BRIEF - With pictures left out, retype the lines from the start of the records through the one that contains "point_after = [-250, -132, 0, 106, 268]".

Items listed in a dataset

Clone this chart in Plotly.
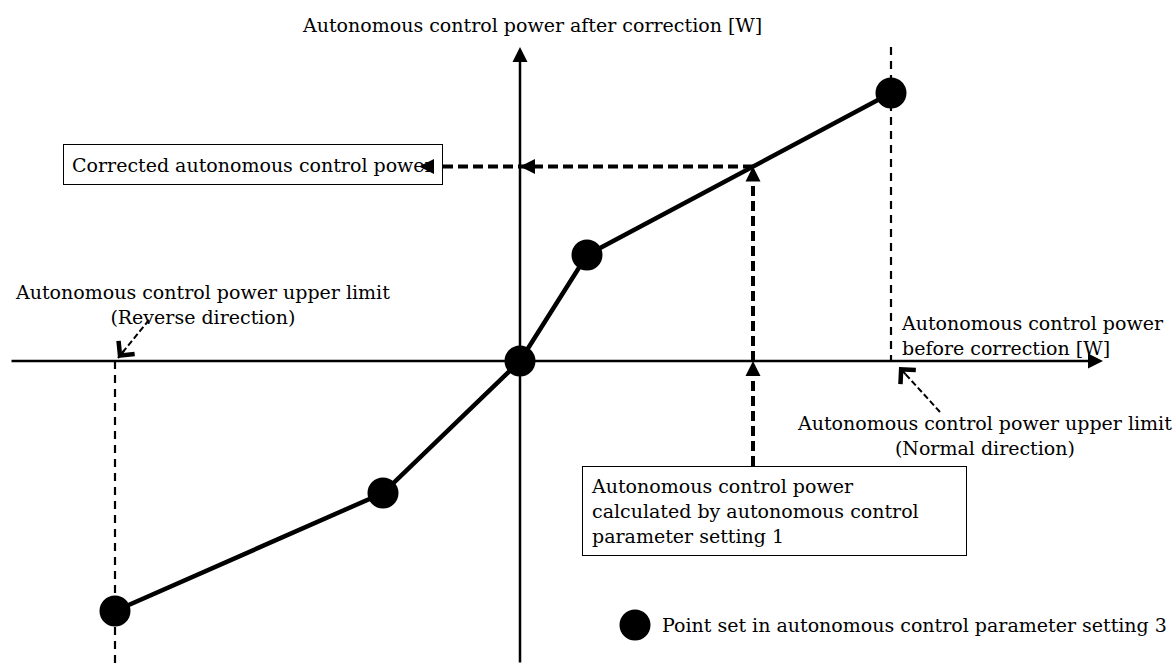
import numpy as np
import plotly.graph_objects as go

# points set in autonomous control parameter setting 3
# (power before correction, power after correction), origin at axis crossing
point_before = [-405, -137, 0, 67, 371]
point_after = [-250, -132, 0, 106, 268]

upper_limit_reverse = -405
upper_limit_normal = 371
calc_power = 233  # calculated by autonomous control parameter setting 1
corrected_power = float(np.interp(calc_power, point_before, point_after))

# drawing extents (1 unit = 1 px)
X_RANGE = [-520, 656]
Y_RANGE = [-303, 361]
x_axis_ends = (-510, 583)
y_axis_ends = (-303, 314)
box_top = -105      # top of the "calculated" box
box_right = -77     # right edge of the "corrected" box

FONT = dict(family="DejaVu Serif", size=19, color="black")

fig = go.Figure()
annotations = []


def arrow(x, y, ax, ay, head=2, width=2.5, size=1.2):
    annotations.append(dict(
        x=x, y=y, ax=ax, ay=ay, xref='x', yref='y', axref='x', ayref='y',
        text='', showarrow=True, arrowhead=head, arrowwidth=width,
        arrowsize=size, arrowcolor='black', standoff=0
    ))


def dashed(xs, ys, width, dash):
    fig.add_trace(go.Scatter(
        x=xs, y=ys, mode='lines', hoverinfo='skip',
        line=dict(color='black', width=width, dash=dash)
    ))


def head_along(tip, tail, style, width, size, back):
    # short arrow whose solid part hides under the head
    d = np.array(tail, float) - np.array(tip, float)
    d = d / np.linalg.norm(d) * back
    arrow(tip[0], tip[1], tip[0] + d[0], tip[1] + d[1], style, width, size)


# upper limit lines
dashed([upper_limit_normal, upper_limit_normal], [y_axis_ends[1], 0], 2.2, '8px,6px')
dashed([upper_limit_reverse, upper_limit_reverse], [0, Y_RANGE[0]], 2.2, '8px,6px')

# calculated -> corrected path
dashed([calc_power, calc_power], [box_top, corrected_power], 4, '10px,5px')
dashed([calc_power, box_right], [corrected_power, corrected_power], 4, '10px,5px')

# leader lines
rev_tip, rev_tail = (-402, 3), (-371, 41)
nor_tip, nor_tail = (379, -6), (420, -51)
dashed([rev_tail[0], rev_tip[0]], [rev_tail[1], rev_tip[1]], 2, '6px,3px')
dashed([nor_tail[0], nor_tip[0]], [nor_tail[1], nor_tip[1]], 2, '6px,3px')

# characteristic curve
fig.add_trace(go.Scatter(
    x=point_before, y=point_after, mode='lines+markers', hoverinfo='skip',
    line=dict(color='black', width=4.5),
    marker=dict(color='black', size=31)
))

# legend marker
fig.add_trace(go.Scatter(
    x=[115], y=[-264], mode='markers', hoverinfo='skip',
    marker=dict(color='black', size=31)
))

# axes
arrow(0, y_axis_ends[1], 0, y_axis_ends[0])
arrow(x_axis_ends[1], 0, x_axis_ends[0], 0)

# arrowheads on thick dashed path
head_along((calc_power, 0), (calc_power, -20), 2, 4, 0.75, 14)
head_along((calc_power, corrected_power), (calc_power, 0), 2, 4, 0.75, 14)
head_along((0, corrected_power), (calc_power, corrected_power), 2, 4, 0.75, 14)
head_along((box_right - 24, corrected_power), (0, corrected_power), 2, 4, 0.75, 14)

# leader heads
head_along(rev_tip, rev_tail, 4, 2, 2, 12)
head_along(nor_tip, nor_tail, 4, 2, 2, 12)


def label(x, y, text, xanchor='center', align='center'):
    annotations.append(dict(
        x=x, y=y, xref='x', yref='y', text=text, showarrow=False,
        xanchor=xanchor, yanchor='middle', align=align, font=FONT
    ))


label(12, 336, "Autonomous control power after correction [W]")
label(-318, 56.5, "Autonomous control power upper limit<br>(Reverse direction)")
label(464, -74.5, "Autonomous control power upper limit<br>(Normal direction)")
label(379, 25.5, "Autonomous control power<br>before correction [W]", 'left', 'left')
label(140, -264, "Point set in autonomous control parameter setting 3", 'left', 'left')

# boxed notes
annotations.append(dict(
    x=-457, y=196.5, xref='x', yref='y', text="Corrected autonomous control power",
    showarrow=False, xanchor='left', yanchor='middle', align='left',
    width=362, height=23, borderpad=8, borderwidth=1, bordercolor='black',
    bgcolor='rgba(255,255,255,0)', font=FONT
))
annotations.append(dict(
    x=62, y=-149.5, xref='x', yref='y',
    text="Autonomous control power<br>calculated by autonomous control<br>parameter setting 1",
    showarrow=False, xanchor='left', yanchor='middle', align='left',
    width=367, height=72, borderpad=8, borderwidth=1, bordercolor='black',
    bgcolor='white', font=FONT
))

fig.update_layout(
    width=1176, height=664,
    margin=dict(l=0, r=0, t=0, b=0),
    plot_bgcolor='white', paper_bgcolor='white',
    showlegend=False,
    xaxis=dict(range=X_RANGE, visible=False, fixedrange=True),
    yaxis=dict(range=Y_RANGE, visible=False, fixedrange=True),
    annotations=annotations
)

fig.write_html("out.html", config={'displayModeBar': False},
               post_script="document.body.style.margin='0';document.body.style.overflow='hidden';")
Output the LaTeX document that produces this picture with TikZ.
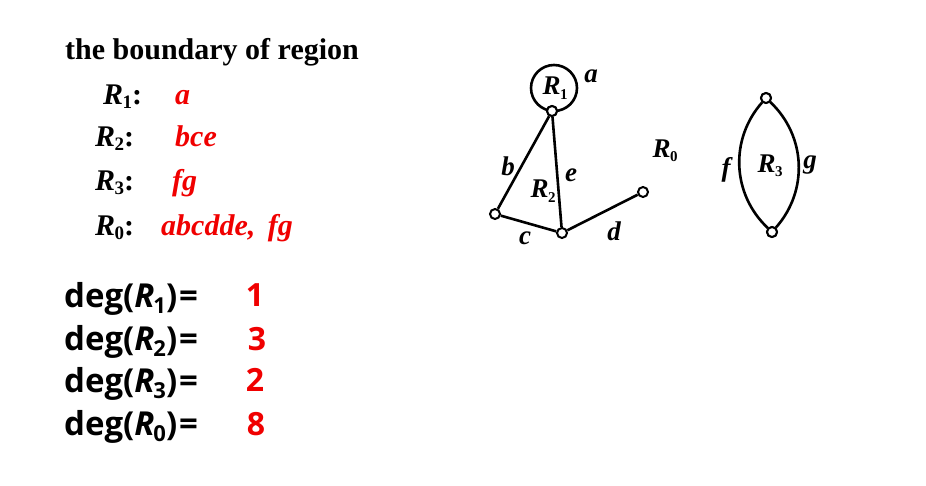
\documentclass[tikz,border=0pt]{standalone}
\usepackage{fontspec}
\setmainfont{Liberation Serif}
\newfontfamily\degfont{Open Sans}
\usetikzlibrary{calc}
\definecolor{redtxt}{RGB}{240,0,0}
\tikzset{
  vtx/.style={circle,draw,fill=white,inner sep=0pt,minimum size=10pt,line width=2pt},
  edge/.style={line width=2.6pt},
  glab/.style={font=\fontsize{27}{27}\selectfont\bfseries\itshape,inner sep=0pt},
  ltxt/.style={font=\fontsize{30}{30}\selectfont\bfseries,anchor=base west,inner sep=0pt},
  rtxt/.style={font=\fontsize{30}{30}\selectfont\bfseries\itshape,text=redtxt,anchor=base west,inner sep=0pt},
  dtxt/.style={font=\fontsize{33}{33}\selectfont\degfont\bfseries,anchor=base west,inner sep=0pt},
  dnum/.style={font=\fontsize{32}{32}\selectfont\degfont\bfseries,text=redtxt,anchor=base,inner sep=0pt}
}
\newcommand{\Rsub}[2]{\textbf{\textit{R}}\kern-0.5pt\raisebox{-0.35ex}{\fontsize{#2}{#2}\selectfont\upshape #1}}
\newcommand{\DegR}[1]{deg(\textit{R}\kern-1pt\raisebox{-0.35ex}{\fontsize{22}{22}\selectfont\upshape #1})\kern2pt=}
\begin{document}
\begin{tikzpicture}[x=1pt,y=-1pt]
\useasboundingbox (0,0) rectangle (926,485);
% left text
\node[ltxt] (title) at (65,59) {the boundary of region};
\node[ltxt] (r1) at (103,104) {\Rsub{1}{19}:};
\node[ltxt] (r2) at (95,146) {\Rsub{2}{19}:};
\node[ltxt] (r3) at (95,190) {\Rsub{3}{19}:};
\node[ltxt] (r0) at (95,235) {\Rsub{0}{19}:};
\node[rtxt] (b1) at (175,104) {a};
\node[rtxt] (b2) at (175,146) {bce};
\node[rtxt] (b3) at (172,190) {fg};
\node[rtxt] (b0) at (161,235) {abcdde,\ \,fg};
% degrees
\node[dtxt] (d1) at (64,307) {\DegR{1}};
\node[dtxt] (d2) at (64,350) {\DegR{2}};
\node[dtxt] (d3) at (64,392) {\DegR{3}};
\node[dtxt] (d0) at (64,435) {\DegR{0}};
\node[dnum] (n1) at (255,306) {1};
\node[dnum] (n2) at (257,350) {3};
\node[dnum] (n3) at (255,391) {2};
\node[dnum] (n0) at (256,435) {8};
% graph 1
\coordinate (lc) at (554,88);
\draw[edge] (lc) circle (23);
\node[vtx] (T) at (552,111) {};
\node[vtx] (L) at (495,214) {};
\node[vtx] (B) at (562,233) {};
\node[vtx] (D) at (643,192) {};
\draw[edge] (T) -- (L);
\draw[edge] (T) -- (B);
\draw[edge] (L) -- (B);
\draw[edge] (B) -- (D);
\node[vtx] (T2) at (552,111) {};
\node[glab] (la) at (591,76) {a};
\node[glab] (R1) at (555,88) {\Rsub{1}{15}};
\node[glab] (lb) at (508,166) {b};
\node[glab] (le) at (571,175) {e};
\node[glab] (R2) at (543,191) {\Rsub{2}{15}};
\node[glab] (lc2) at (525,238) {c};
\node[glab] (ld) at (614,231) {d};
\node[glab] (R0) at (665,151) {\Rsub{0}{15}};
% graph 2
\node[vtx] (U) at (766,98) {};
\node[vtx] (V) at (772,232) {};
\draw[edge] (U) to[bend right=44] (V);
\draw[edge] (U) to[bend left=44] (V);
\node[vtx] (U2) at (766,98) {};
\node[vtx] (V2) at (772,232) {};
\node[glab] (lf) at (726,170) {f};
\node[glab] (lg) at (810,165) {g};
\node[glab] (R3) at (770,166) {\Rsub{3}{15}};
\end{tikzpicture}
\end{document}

OUTPUT BELOW -
Clone this chart in Plotly.
import numpy as np
import plotly.graph_objects as go

# points set in autonomous control parameter setting 3
# (power before correction, power after correction), origin at axis crossing
point_before = [-405, -137, 0, 67, 371]
point_after = [-250, -132, 0, 106, 268]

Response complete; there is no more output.